DATA LINES:
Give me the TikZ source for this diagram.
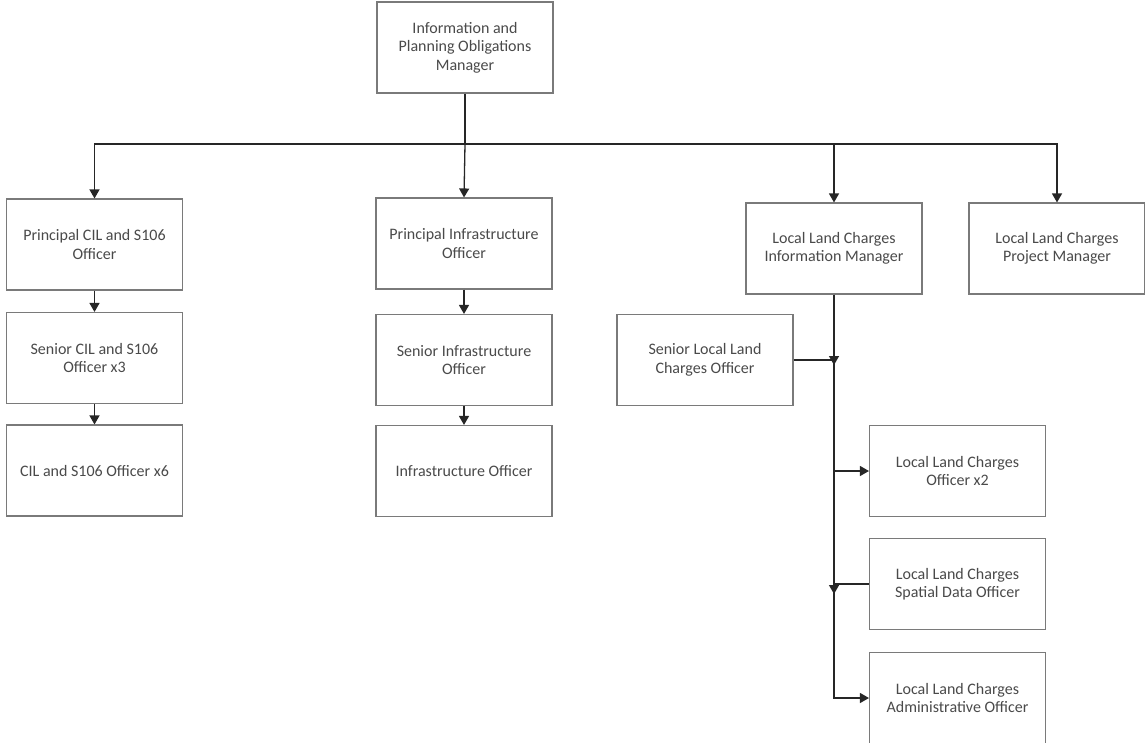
\documentclass[tikz,border=0pt]{standalone}
\usepackage{fontspec}
\setmainfont{Carlito}
\usetikzlibrary{arrows.meta}
\definecolor{boxline}{HTML}{7A7A7A}
\definecolor{txt}{HTML}{4A4A4A}
\tikzset{
  box/.style={draw=boxline, line width=1.1pt, fill=white, minimum width=176pt, minimum height=91pt,
    align=center, text=txt, font=\fontsize{16}{18.5}\selectfont, inner sep=2pt},
  conn/.style={draw=black!85, line width=1.3pt},
  arr/.style={conn, -{Triangle[width=10pt,length=9pt]}},
}
\begin{document}
\begin{tikzpicture}[x=1pt,y=-1pt]
\useasboundingbox (0,0) rectangle (1145,742);
\node[box] (top) at (465,47.5) {Information and\\Planning Obligations\\Manager};
\node[box] (pcil) at (94.5,244.5) {Principal CIL and S106\\Officer};
\node[box] (scil) at (94.5,358) {Senior CIL and S106\\Officer x3};
\node[box] (cil) at (94.5,470.5) {CIL and S106 Officer x6};
\node[box] (pinf) at (464,243.5) {Principal Infrastructure\\Officer};
\node[box] (sinf) at (464,360) {Senior Infrastructure\\Officer};
\node[box] (inf) at (464,471) {Infrastructure Officer};
\node[box] (llcim) at (834,248.5) {Local Land Charges\\Information Manager};
\node[box] (llcpm) at (1057,248.5) {Local Land Charges\\Project Manager};
\node[box] (sllco) at (705,360) {Senior Local Land\\Charges Officer};
\node[box] (llco) at (957.5,471) {Local Land Charges\\Officer x2};
\node[box] (llcsd) at (957.5,584) {Local Land Charges\\Spatial Data Officer};
\node[box] (llcao) at (957.5,698) {Local Land Charges\\Administrative Officer};

\coordinate (hb) at (top.south |- 0,144);
\draw[conn] (top.south) -- (hb);
\draw[arr] (hb) -| (pcil.north);
\draw[arr] (hb) -- (pinf.north);
\draw[arr] (hb) -| (llcim.north);
\draw[arr] (hb) -| (llcpm.north);

\draw[arr] (pcil) -- (scil);
\draw[arr] (scil) -- (cil);
\draw[arr] (pinf) -- (sinf);
\draw[arr] (sinf) -- (inf);

\draw[arr] (llcim.south) |- (llcao.west);
\draw[arr] (llcim.south |- llco.west) -- (llco.west);
\coordinate (j1) at (llcim.south |- sllco.east);
\coordinate (j2) at (llcim.south |- llcsd.west);
\draw[conn] (sllco.east) -- (j1);
\draw[conn] (llcsd.west) -- (j2);
\draw[arr] ([yshift=4pt]j1) -- ([yshift=-5pt]j1);
\draw[arr] ([yshift=1pt]j2) -- ([yshift=-10pt]j2);
\end{tikzpicture}
\end{document}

WRITTEN REQUEST: All of the lines above should be retyped precisely, apart from the pictures.

ANSWER IN FULL:
Give me the TikZ source for this diagram.
\documentclass[tikz,border=0pt]{standalone}
\usepackage{fontspec}
\setmainfont{Carlito}
\usetikzlibrary{arrows.meta}
\definecolor{boxline}{HTML}{7A7A7A}
\definecolor{txt}{HTML}{4A4A4A}
\tikzset{
  box/.style={draw=boxline, line width=1.1pt, fill=white, minimum width=176pt, minimum height=91pt,
    align=center, text=txt, font=\fontsize{16}{18.5}\selectfont, inner sep=2pt},
  conn/.style={draw=black!85, line width=1.3pt},
  arr/.style={conn, -{Triangle[width=10pt,length=9pt]}},
}
\begin{document}
\begin{tikzpicture}[x=1pt,y=-1pt]
\useasboundingbox (0,0) rectangle (1145,742);
\node[box] (top) at (465,47.5) {Information and\\Planning Obligations\\Manager};
\node[box] (pcil) at (94.5,244.5) {Principal CIL and S106\\Officer};
\node[box] (scil) at (94.5,358) {Senior CIL and S106\\Officer x3};
\node[box] (cil) at (94.5,470.5) {CIL and S106 Officer x6};
\node[box] (pinf) at (464,243.5) {Principal Infrastructure\\Officer};
\node[box] (sinf) at (464,360) {Senior Infrastructure\\Officer};
\node[box] (inf) at (464,471) {Infrastructure Officer};
\node[box] (llcim) at (834,248.5) {Local Land Charges\\Information Manager};
\node[box] (llcpm) at (1057,248.5) {Local Land Charges\\Project Manager};
\node[box] (sllco) at (705,360) {Senior Local Land\\Charges Officer};
\node[box] (llco) at (957.5,471) {Local Land Charges\\Officer x2};
\node[box] (llcsd) at (957.5,584) {Local Land Charges\\Spatial Data Officer};
\node[box] (llcao) at (957.5,698) {Local Land Charges\\Administrative Officer};

\coordinate (hb) at (top.south |- 0,144);
\draw[conn] (top.south) -- (hb);
\draw[arr] (hb) -| (pcil.north);
\draw[arr] (hb) -- (pinf.north);
\draw[arr] (hb) -| (llcim.north);
\draw[arr] (hb) -| (llcpm.north);

\draw[arr] (pcil) -- (scil);
\draw[arr] (scil) -- (cil);
\draw[arr] (pinf) -- (sinf);
\draw[arr] (sinf) -- (inf);

\draw[arr] (llcim.south) |- (llcao.west);
\draw[arr] (llcim.south |- llco.west) -- (llco.west);
\coordinate (j1) at (llcim.south |- sllco.east);
\coordinate (j2) at (llcim.south |- llcsd.west);
\draw[conn] (sllco.east) -- (j1);
\draw[conn] (llcsd.west) -- (j2);
\draw[arr] ([yshift=4pt]j1) -- ([yshift=-5pt]j1);
\draw[arr] ([yshift=1pt]j2) -- ([yshift=-10pt]j2);
\end{tikzpicture}
\end{document}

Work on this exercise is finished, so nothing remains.